Given instruction: Return all lines from the listing below in which the string "that" occurs.

Source material:
^^^^^^^^
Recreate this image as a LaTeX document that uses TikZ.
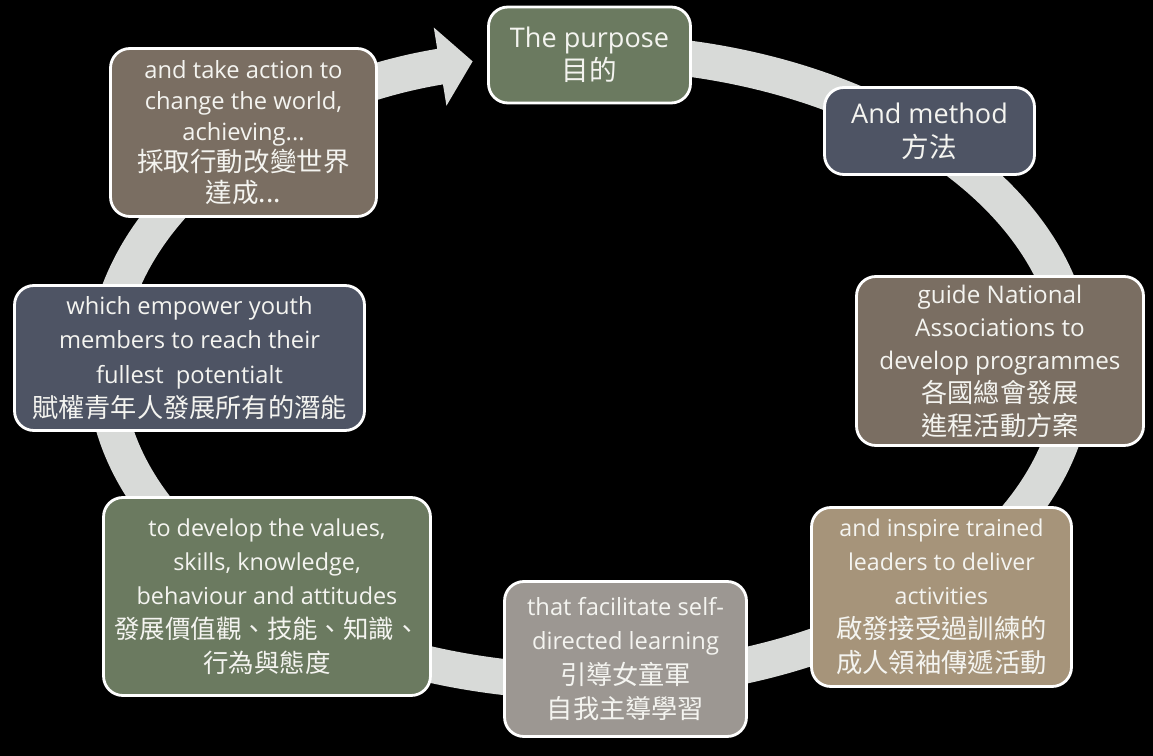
\documentclass[tikz,border=0pt]{standalone}
\usepackage{fontspec}
\setmainfont{Open Sans}
\newfontfamily\cjk{Noto Sans CJK TC}
\usetikzlibrary{arrows.meta}

\definecolor{sage}{HTML}{6B7A60}
\definecolor{slate}{HTML}{4E5464}
\definecolor{taupe}{HTML}{7A6E62}
\definecolor{sand}{HTML}{A6947A}
\definecolor{stone}{HTML}{9C9792}
\definecolor{ringgray}{HTML}{D8DAD8}
\definecolor{txt}{HTML}{F4F4F0}

% Chinese line, own size, keeps the box's line spacing
\newcommand{\zh}[2][15]{{\cjk\fontsize{#1pt}{\baselineskip}\selectfont #2}}

\begin{document}
\begin{tikzpicture}[x=0.02cm, y=-0.02cm,
        box/.style={rectangle, draw=white, line width=1.6pt, rounded corners=11pt,
                    text=txt, align=center, inner sep=0pt},
        band/.style={draw=ringgray, line width=0.72cm,
                     -{Triangle[length=0.66cm, width=1.55cm]}}]
      \fill[black] (0,0) rectangle (1153,756);
      \useasboundingbox (0,0) rectangle (1153,756);
      \coordinate (hub) at (590,367);
      \draw[band] (hub) ++(-85:485 and 315) arc[start angle=-85, end angle=256, x radius=485, y radius=315];

      \node[box, fill=sage, minimum width=4.04cm, minimum height=1.92cm,
            font=\fontsize{15.4pt}{18.8pt}\selectfont] (purpose) at (589.5,55)
            {The purpose\\ \zh[15.7]{目的}};
      \node[box, fill=slate, minimum width=4.2cm, minimum height=1.74cm,
            font=\fontsize{15.4pt}{19.3pt}\selectfont] (method) at (929.5,131)
            {And method\\ \zh[15.7]{方法}};
      \node[box, fill=taupe, minimum width=5.74cm, minimum height=3.38cm,
            font=\fontsize{13.8pt}{18.8pt}\selectfont] (guide) at (1000,361)
            {guide National\\ Associations to\\ develop programmes\\ \zh[14.9]{各國總會發展}\\ \zh[14.9]{進程活動方案}};
      \node[box, fill=sand, minimum width=5.2cm, minimum height=3.58cm,
            font=\fontsize{13.2pt}{19.4pt}\selectfont] (inspire) at (941.5,597)
            {and inspire trained\\ leaders to deliver\\ activities\\ \zh[15]{啟發接受過訓練的}\\ \zh[15]{成人領袖傳遞活動}};
      \node[box, fill=stone, minimum width=4.84cm, minimum height=3.1cm,
            font=\fontsize{13.5pt}{19.4pt}\selectfont] (facilitate) at (625.5,659)
            {that facilitate self-\\ directed learning\\ \zh[14.9]{引導女童軍}\\ \zh[14.9]{自我主導學習}};
      \node[box, fill=sage, minimum width=6.54cm, minimum height=3.96cm,
            font=\fontsize{13.3pt}{19.4pt}\selectfont] (develop) at (267,596.5)
            {to develop the values,\\ skills, knowledge,\\ behaviour and attitudes\\ \zh[14.5]{發展價值觀、技能、知識、}\\ \zh[14.5]{行為與態度}};
      \node[box, fill=slate, minimum width=7cm, minimum height=2.9cm,
            font=\fontsize{13.5pt}{19.6pt}\selectfont] (empower) at (189.5,358)
            {which empower youth\\ members to reach their\\ fullest\ \ potentialt\\ \zh[14.9]{賦權青年人發展所有的潛能}};
      \node[box, fill=taupe, minimum width=5.32cm, minimum height=3.36cm,
            font=\fontsize{13.5pt}{17.6pt}\selectfont] (action) at (243.5,132.5)
            {and take action to\\ change the world,\\ achieving...\\ \zh[15.1]{採取行動改變世界}\\ \zh[15.1]{達成...}};
    \end{tikzpicture}
\end{document}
^^^^^^^^
Exercise output:
Recreate this image as a LaTeX document that uses TikZ.
            {that facilitate self-\\ directed learning\\ \zh[14.9]{引導女童軍}\\ \zh[14.9]{自我主導學習}};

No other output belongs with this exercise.